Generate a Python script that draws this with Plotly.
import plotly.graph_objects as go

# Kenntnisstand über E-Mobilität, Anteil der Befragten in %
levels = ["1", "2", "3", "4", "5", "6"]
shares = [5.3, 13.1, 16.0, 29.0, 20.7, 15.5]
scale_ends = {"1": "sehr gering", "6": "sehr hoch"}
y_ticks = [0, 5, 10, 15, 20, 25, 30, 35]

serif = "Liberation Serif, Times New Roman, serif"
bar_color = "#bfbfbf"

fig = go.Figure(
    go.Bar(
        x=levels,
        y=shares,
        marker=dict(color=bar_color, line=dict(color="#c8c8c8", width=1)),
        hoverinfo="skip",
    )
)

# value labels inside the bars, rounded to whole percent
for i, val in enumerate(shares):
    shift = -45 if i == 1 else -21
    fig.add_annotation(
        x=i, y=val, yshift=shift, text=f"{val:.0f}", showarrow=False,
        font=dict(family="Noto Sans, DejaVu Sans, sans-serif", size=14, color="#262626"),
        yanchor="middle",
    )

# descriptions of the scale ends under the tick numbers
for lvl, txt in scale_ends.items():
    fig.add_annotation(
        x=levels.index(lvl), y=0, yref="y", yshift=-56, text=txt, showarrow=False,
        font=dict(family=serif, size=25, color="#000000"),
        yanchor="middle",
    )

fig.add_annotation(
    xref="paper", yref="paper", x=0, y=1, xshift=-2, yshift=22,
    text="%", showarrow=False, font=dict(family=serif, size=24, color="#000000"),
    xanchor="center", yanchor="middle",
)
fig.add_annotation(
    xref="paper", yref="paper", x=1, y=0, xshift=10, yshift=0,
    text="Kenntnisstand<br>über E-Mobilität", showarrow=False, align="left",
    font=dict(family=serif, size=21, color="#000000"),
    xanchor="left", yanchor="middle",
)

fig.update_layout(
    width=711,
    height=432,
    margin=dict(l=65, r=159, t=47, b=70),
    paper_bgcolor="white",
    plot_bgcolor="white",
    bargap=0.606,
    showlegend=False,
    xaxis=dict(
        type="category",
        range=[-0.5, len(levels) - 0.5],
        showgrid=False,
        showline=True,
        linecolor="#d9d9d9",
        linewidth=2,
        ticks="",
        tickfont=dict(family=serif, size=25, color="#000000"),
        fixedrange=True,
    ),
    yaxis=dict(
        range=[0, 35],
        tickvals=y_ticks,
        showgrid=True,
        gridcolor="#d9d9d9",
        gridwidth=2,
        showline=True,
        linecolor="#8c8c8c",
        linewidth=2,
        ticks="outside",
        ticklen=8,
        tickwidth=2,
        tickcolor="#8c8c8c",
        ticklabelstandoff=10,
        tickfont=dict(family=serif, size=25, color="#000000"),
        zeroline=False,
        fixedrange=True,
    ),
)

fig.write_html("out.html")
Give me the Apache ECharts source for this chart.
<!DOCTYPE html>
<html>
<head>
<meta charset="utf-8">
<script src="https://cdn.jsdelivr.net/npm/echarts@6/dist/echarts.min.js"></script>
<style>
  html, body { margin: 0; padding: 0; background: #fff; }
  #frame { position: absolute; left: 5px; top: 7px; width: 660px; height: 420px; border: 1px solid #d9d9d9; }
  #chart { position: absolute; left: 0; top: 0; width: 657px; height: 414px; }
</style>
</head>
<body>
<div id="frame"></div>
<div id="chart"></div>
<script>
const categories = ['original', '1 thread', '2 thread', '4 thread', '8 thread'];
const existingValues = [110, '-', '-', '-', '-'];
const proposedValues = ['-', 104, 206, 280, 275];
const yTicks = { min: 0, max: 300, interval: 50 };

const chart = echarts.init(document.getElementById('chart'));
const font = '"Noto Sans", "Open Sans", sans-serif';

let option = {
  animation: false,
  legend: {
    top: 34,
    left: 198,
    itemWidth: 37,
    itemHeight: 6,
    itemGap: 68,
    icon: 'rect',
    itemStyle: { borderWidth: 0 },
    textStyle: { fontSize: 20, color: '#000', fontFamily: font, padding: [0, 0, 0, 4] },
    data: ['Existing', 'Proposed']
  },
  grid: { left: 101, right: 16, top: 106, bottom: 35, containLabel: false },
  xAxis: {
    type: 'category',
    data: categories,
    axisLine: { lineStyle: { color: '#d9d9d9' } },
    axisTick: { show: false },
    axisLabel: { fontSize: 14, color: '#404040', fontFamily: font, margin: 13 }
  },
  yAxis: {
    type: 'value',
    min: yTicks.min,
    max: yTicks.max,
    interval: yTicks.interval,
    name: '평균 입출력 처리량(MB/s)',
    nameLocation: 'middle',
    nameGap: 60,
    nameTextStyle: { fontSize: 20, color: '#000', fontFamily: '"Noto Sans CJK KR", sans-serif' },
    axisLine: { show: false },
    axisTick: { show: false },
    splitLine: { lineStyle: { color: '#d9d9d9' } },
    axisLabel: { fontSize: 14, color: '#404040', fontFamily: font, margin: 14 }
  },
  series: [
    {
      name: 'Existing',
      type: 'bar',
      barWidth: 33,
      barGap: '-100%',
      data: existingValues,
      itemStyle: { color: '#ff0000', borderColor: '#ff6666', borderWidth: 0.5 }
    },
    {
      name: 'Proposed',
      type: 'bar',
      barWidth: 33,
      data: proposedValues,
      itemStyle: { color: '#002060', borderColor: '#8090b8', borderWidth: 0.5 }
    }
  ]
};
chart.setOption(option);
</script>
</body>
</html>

------------------------

Problem description — Reproduce the whole listing word for word.

Written solution —
Generate a Python script that draws this with Plotly.
import plotly.graph_objects as go

# Kenntnisstand über E-Mobilität, Anteil der Befragten in %
levels = ["1", "2", "3", "4", "5", "6"]
shares = [5.3, 13.1, 16.0, 29.0, 20.7, 15.5]
scale_ends = {"1": "sehr gering", "6": "sehr hoch"}
y_ticks = [0, 5, 10, 15, 20, 25, 30, 35]

serif = "Liberation Serif, Times New Roman, serif"
bar_color = "#bfbfbf"

fig = go.Figure(
    go.Bar(
        x=levels,
        y=shares,
        marker=dict(color=bar_color, line=dict(color="#c8c8c8", width=1)),
        hoverinfo="skip",
    )
)

# value labels inside the bars, rounded to whole percent
for i, val in enumerate(shares):
    shift = -45 if i == 1 else -21
    fig.add_annotation(
        x=i, y=val, yshift=shift, text=f"{val:.0f}", showarrow=False,
        font=dict(family="Noto Sans, DejaVu Sans, sans-serif", size=14, color="#262626"),
        yanchor="middle",
    )

# descriptions of the scale ends under the tick numbers
for lvl, txt in scale_ends.items():
    fig.add_annotation(
        x=levels.index(lvl), y=0, yref="y", yshift=-56, text=txt, showarrow=False,
        font=dict(family=serif, size=25, color="#000000"),
        yanchor="middle",
    )

fig.add_annotation(
    xref="paper", yref="paper", x=0, y=1, xshift=-2, yshift=22,
    text="%", showarrow=False, font=dict(family=serif, size=24, color="#000000"),
    xanchor="center", yanchor="middle",
)
fig.add_annotation(
    xref="paper", yref="paper", x=1, y=0, xshift=10, yshift=0,
    text="Kenntnisstand<br>über E-Mobilität", showarrow=False, align="left",
    font=dict(family=serif, size=21, color="#000000"),
    xanchor="left", yanchor="middle",
)

fig.update_layout(
    width=711,
    height=432,
    margin=dict(l=65, r=159, t=47, b=70),
    paper_bgcolor="white",
    plot_bgcolor="white",
    bargap=0.606,
    showlegend=False,
    xaxis=dict(
        type="category",
        range=[-0.5, len(levels) - 0.5],
        showgrid=False,
        showline=True,
        linecolor="#d9d9d9",
        linewidth=2,
        ticks="",
        tickfont=dict(family=serif, size=25, color="#000000"),
        fixedrange=True,
    ),
    yaxis=dict(
        range=[0, 35],
        tickvals=y_ticks,
        showgrid=True,
        gridcolor="#d9d9d9",
        gridwidth=2,
        showline=True,
        linecolor="#8c8c8c",
        linewidth=2,
        ticks="outside",
        ticklen=8,
        tickwidth=2,
        tickcolor="#8c8c8c",
        ticklabelstandoff=10,
        tickfont=dict(family=serif, size=25, color="#000000"),
        zeroline=False,
        fixedrange=True,
    ),
)

fig.write_html("out.html")
Give me the Apache ECharts source for this chart.
<!DOCTYPE html>
<html>
<head>
<meta charset="utf-8">
<script src="https://cdn.jsdelivr.net/npm/echarts@6/dist/echarts.min.js"></script>
<style>
  html, body { margin: 0; padding: 0; background: #fff; }
  #frame { position: absolute; left: 5px; top: 7px; width: 660px; height: 420px; border: 1px solid #d9d9d9; }
  #chart { position: absolute; left: 0; top: 0; width: 657px; height: 414px; }
</style>
</head>
<body>
<div id="frame"></div>
<div id="chart"></div>
<script>
const categories = ['original', '1 thread', '2 thread', '4 thread', '8 thread'];
const existingValues = [110, '-', '-', '-', '-'];
const proposedValues = ['-', 104, 206, 280, 275];
const yTicks = { min: 0, max: 300, interval: 50 };

const chart = echarts.init(document.getElementById('chart'));
const font = '"Noto Sans", "Open Sans", sans-serif';

let option = {
  animation: false,
  legend: {
    top: 34,
    left: 198,
    itemWidth: 37,
    itemHeight: 6,
    itemGap: 68,
    icon: 'rect',
    itemStyle: { borderWidth: 0 },
    textStyle: { fontSize: 20, color: '#000', fontFamily: font, padding: [0, 0, 0, 4] },
    data: ['Existing', 'Proposed']
  },
  grid: { left: 101, right: 16, top: 106, bottom: 35, containLabel: false },
  xAxis: {
    type: 'category',
    data: categories,
    axisLine: { lineStyle: { color: '#d9d9d9' } },
    axisTick: { show: false },
    axisLabel: { fontSize: 14, color: '#404040', fontFamily: font, margin: 13 }
  },
  yAxis: {
    type: 'value',
    min: yTicks.min,
    max: yTicks.max,
    interval: yTicks.interval,
    name: '평균 입출력 처리량(MB/s)',
    nameLocation: 'middle',
    nameGap: 60,
    nameTextStyle: { fontSize: 20, color: '#000', fontFamily: '"Noto Sans CJK KR", sans-serif' },
    axisLine: { show: false },
    axisTick: { show: false },
    splitLine: { lineStyle: { color: '#d9d9d9' } },
    axisLabel: { fontSize: 14, color: '#404040', fontFamily: font, margin: 14 }
  },
  series: [
    {
      name: 'Existing',
      type: 'bar',
      barWidth: 33,
      barGap: '-100%',
      data: existingValues,
      itemStyle: { color: '#ff0000', borderColor: '#ff6666', borderWidth: 0.5 }
    },
    {
      name: 'Proposed',
      type: 'bar',
      barWidth: 33,
      data: proposedValues,
      itemStyle: { color: '#002060', borderColor: '#8090b8', borderWidth: 0.5 }
    }
  ]
};
chart.setOption(option);
</script>
</body>
</html>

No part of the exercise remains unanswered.